Guillaume était commissaire dans le Val di Chiana en 1501. Il apprend qu'on tramait à Arezzo une conspiration en faveur des Vitelli, pour enlever cette ville aux Florentins. Il s'y rend à l'instant, et sans faire attention aux forces des conjurés, sans mesurer les siennes et sans préparatifs, par les conseils de son fils, évêque de cette ville, il fait saisir un des conjurés. À l'arrestation de celui-ci, les autres prennent aussitôt les armes, secouent le joug des Florentins, et Guillaume, de commissaire qu'il était, devient leur prisonnier.
Mais quand la conspiration a peu de forces, on peut et on doit l'étouffer le plus promptement possible.
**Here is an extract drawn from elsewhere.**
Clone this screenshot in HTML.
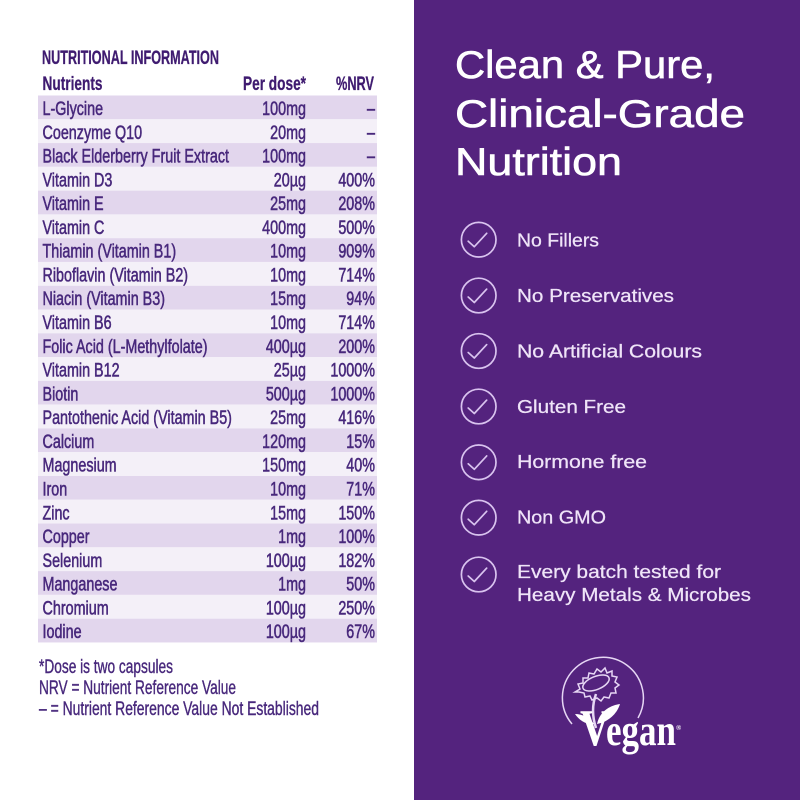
<!DOCTYPE html>
<html><head><meta charset="utf-8"><style>
html,body{margin:0;padding:0;background:#fff;}
svg{display:block;}
</style></head><body>
<svg width="800" height="800" viewBox="0 0 800 800" xmlns="http://www.w3.org/2000/svg">
<rect x="0" y="0" width="800" height="800" fill="#ffffff"/>
<rect x="414" y="0" width="386" height="800" fill="#54237e"/>

<!-- table stripes -->
<g>
<rect x="38" y="95.5" width="339" height="23.78" fill="#e2d6ed"/>
<rect x="38" y="119.28" width="339" height="23.78" fill="#f4f0f8"/>
<rect x="38" y="143.06" width="339" height="23.78" fill="#e2d6ed"/>
<rect x="38" y="166.84" width="339" height="23.78" fill="#f4f0f8"/>
<rect x="38" y="190.62" width="339" height="23.78" fill="#e2d6ed"/>
<rect x="38" y="214.4" width="339" height="23.78" fill="#f4f0f8"/>
<rect x="38" y="238.18" width="339" height="23.78" fill="#e2d6ed"/>
<rect x="38" y="261.96" width="339" height="23.78" fill="#f4f0f8"/>
<rect x="38" y="285.74" width="339" height="23.78" fill="#e2d6ed"/>
<rect x="38" y="309.52" width="339" height="23.78" fill="#f4f0f8"/>
<rect x="38" y="333.3" width="339" height="23.78" fill="#e2d6ed"/>
<rect x="38" y="357.08" width="339" height="23.78" fill="#f4f0f8"/>
<rect x="38" y="380.86" width="339" height="23.78" fill="#e2d6ed"/>
<rect x="38" y="404.64" width="339" height="23.78" fill="#f4f0f8"/>
<rect x="38" y="428.42" width="339" height="23.78" fill="#e2d6ed"/>
<rect x="38" y="452.2" width="339" height="23.78" fill="#f4f0f8"/>
<rect x="38" y="475.98" width="339" height="23.78" fill="#e2d6ed"/>
<rect x="38" y="499.76" width="339" height="23.78" fill="#f4f0f8"/>
<rect x="38" y="523.54" width="339" height="23.78" fill="#e2d6ed"/>
<rect x="38" y="547.32" width="339" height="23.78" fill="#f4f0f8"/>
<rect x="38" y="571.1" width="339" height="23.78" fill="#e2d6ed"/>
<rect x="38" y="594.88" width="339" height="23.78" fill="#f4f0f8"/>
<rect x="38" y="618.66" width="339" height="23.78" fill="#e2d6ed"/>
</g>

<!-- headers -->
<g font-family="Liberation Sans, sans-serif" font-weight="bold" font-size="19.5" fill="#3f1b70" stroke="#3f1b70" stroke-width="0.3">
<text x="42" y="64" textLength="177" lengthAdjust="spacingAndGlyphs">NUTRITIONAL INFORMATION</text>
<text x="42.5" y="90" textLength="60" lengthAdjust="spacingAndGlyphs">Nutrients</text>
<text x="243" y="90" textLength="63" lengthAdjust="spacingAndGlyphs">Per dose*</text>
<text x="336" y="90" textLength="38" lengthAdjust="spacingAndGlyphs">%NRV</text>
</g>

<!-- rows -->
<g font-family="Liberation Sans, sans-serif" font-size="19" fill="#48287c" stroke="#48287c" stroke-width="0.55" transform="scale(0.755,1)">
<g>
<text x="56.3" y="115">L-Glycine</text>
<text x="56.3" y="138.78">Coenzyme Q10</text>
<text x="56.3" y="162.56">Black Elderberry Fruit Extract</text>
<text x="56.3" y="186.34">Vitamin D3</text>
<text x="56.3" y="210.12">Vitamin E</text>
<text x="56.3" y="233.9">Vitamin C</text>
<text x="56.3" y="257.68">Thiamin (Vitamin B1)</text>
<text x="56.3" y="281.46">Riboflavin (Vitamin B2)</text>
<text x="56.3" y="305.24">Niacin (Vitamin B3)</text>
<text x="56.3" y="329.02">Vitamin B6</text>
<text x="56.3" y="352.8">Folic Acid (L-Methylfolate)</text>
<text x="56.3" y="376.58">Vitamin B12</text>
<text x="56.3" y="400.36">Biotin</text>
<text x="56.3" y="424.14">Pantothenic Acid (Vitamin B5)</text>
<text x="56.3" y="447.92">Calcium</text>
<text x="56.3" y="471.7">Magnesium</text>
<text x="56.3" y="495.48">Iron</text>
<text x="56.3" y="519.26">Zinc</text>
<text x="56.3" y="543.04">Copper</text>
<text x="56.3" y="566.82">Selenium</text>
<text x="56.3" y="590.6">Manganese</text>
<text x="56.3" y="614.38">Chromium</text>
<text x="56.3" y="638.16">Iodine</text>
</g>
<g text-anchor="end">
<text x="405.3" y="115">100mg</text>
<text x="405.3" y="138.78">20mg</text>
<text x="405.3" y="162.56">100mg</text>
<text x="405.3" y="186.34">20µg</text>
<text x="405.3" y="210.12">25mg</text>
<text x="405.3" y="233.9">400mg</text>
<text x="405.3" y="257.68">10mg</text>
<text x="405.3" y="281.46">10mg</text>
<text x="405.3" y="305.24">15mg</text>
<text x="405.3" y="329.02">10mg</text>
<text x="405.3" y="352.8">400µg</text>
<text x="405.3" y="376.58">25µg</text>
<text x="405.3" y="400.36">500µg</text>
<text x="405.3" y="424.14">25mg</text>
<text x="405.3" y="447.92">120mg</text>
<text x="405.3" y="471.7">150mg</text>
<text x="405.3" y="495.48">10mg</text>
<text x="405.3" y="519.26">15mg</text>
<text x="405.3" y="543.04">1mg</text>
<text x="405.3" y="566.82">100µg</text>
<text x="405.3" y="590.6">1mg</text>
<text x="405.3" y="614.38">100µg</text>
<text x="405.3" y="638.16">100µg</text>
</g>
<g text-anchor="end">
<text x="496.7" y="115">–</text>
<text x="496.7" y="138.78">–</text>
<text x="496.7" y="162.56">–</text>
<text x="496.7" y="186.34">400%</text>
<text x="496.7" y="210.12">208%</text>
<text x="496.7" y="233.9">500%</text>
<text x="496.7" y="257.68">909%</text>
<text x="496.7" y="281.46">714%</text>
<text x="496.7" y="305.24">94%</text>
<text x="496.7" y="329.02">714%</text>
<text x="496.7" y="352.8">200%</text>
<text x="496.7" y="376.58">1000%</text>
<text x="496.7" y="400.36">1000%</text>
<text x="496.7" y="424.14">416%</text>
<text x="496.7" y="447.92">15%</text>
<text x="496.7" y="471.7">40%</text>
<text x="496.7" y="495.48">71%</text>
<text x="496.7" y="519.26">150%</text>
<text x="496.7" y="543.04">100%</text>
<text x="496.7" y="566.82">182%</text>
<text x="496.7" y="590.6">50%</text>
<text x="496.7" y="614.38">250%</text>
<text x="496.7" y="638.16">67%</text>
</g>
</g>

<!-- footer notes -->
<g font-family="Liberation Sans, sans-serif" font-size="19" fill="#48287c" stroke="#48287c" stroke-width="0.4">
<text x="39" y="673" textLength="134" lengthAdjust="spacingAndGlyphs">*Dose is two capsules</text>
<text x="39" y="694" textLength="197" lengthAdjust="spacingAndGlyphs">NRV = Nutrient Reference Value</text>
<text x="39" y="715" textLength="280" lengthAdjust="spacingAndGlyphs">– = Nutrient Reference Value Not Established</text>
</g>

<!-- right heading -->
<g font-family="Liberation Sans, sans-serif" font-size="39" fill="#ffffff" stroke="#ffffff" stroke-width="0.6">
<text x="455" y="78" textLength="260" lengthAdjust="spacingAndGlyphs">Clean &amp; Pure,</text>
<text x="455" y="127" textLength="290" lengthAdjust="spacingAndGlyphs">Clinical-Grade</text>
<text x="455" y="175" textLength="167" lengthAdjust="spacingAndGlyphs">Nutrition</text>
</g>

<!-- checklist -->
<g fill="none" stroke="#d9c3ef" stroke-width="1.7" stroke-linecap="round" stroke-linejoin="round">
<g transform="translate(478.7,239.7)"><circle r="17.3"/><path d="M-10.5,1.5 L-4.4,7 L8,-6.4"/></g>
<g transform="translate(478.7,295.5)"><circle r="17.3"/><path d="M-10.5,1.5 L-4.4,7 L8,-6.4"/></g>
<g transform="translate(478.7,351)"><circle r="17.3"/><path d="M-10.5,1.5 L-4.4,7 L8,-6.4"/></g>
<g transform="translate(478.7,406.5)"><circle r="17.3"/><path d="M-10.5,1.5 L-4.4,7 L8,-6.4"/></g>
<g transform="translate(478.7,462.3)"><circle r="17.3"/><path d="M-10.5,1.5 L-4.4,7 L8,-6.4"/></g>
<g transform="translate(478.7,517.7)"><circle r="17.3"/><path d="M-10.5,1.5 L-4.4,7 L8,-6.4"/></g>
<g transform="translate(478.7,574.5)"><circle r="17.3"/><path d="M-10.5,1.5 L-4.4,7 L8,-6.4"/></g>
</g>
<g font-family="Liberation Sans, sans-serif" font-size="18" fill="#efe4f8" stroke="#efe4f8" stroke-width="0.25">
<text x="517" y="246.5" textLength="82" lengthAdjust="spacingAndGlyphs">No Fillers</text>
<text x="517" y="302" textLength="157" lengthAdjust="spacingAndGlyphs">No Preservatives</text>
<text x="517" y="357.5" textLength="185" lengthAdjust="spacingAndGlyphs">No Artificial Colours</text>
<text x="517" y="413" textLength="109" lengthAdjust="spacingAndGlyphs">Gluten Free</text>
<text x="517" y="468" textLength="130" lengthAdjust="spacingAndGlyphs">Hormone free</text>
<text x="517" y="523.5" textLength="89" lengthAdjust="spacingAndGlyphs">Non GMO</text>
<text x="517" y="578" textLength="204" lengthAdjust="spacingAndGlyphs">Every batch tested for</text>
<text x="517" y="601" textLength="234" lengthAdjust="spacingAndGlyphs">Heavy Metals &amp; Microbes</text>
</g>

<!-- vegan logo -->
<g fill="none" stroke="#e6d6f4" stroke-width="1.5">
<path d="M572,724 A40.5,40.5 0 1 1 638,718"/>
<ellipse cx="596" cy="683" rx="14" ry="6.5" transform="rotate(-22 596 683)"/>
<path d="M575,692 l5,-3 l-2,-5 l5,-1 l0,-5 l5,0 l1,-5 l5,1 l3,-5 l4,3 l4,-4 l2,5 l5,-2 l0,5 l5,1 l-2,5 l4,3 l-4,3 l1,5 l-5,0 l-2,5 l-5,-1 l-3,4 l-4,-3 l-5,2 l-2,-4 l-5,1 l-1,-4 l-5,-1 z"/>
<path d="M596,694 C592,705 592,716 596,728" stroke-width="2.5"/>
</g>
<path d="M597,724 C600,710 612,705 620,704 C617,714 608,722 597,724 Z" fill="#ffffff"/>
<path d="M594,724 C589,717 582,714 575,714 C579,720 586,725 594,724 Z" fill="#ffffff"/>
<g font-family="Liberation Serif, serif" font-weight="bold" fill="#ffffff">
<text x="580" y="745" font-size="52" textLength="30" lengthAdjust="spacingAndGlyphs">V</text>
<text x="606" y="745" font-size="44" textLength="70" lengthAdjust="spacingAndGlyphs">egan</text>
<text x="676" y="730" font-size="7">®</text>
</g>
</svg>
</body></html>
Il ne faut pas imiter dans ce cas les deux exemples que nous allons citer, quoique directement opposés entre eux. Le premier nous est fourni par le duc d'Athènes qui, pour prouver combien il était assuré de l'attachement des Florentins, fit mourir un individu qui venait lui découvrir la conspiration qui se tramait contre lui. L'autre est de Dion de Syracuse qui, voulant éprouver quelqu'un dont il suspectait la fidélité, ordonna à Callipe, en qui il avait toute confiance, de faire semblant de vouloir conspirer contre lui.
L'un et l'autre de ces princes se trouvèrent mal de leur conduite. Le premier découragea les accusateurs, et donna des moyens à qui voulut conspirer contre lui ; le second alla lui-même au-devant de sa perte, et se fit, pour ainsi dire, chef de la conjuration qui le fit périr. En effet, il en fit l'épreuve : Callipe, pouvant sans ménagement conspirer contre Dion, sut si bien ourdir sa trame, qu'il lui ôta et ses États, et la vie.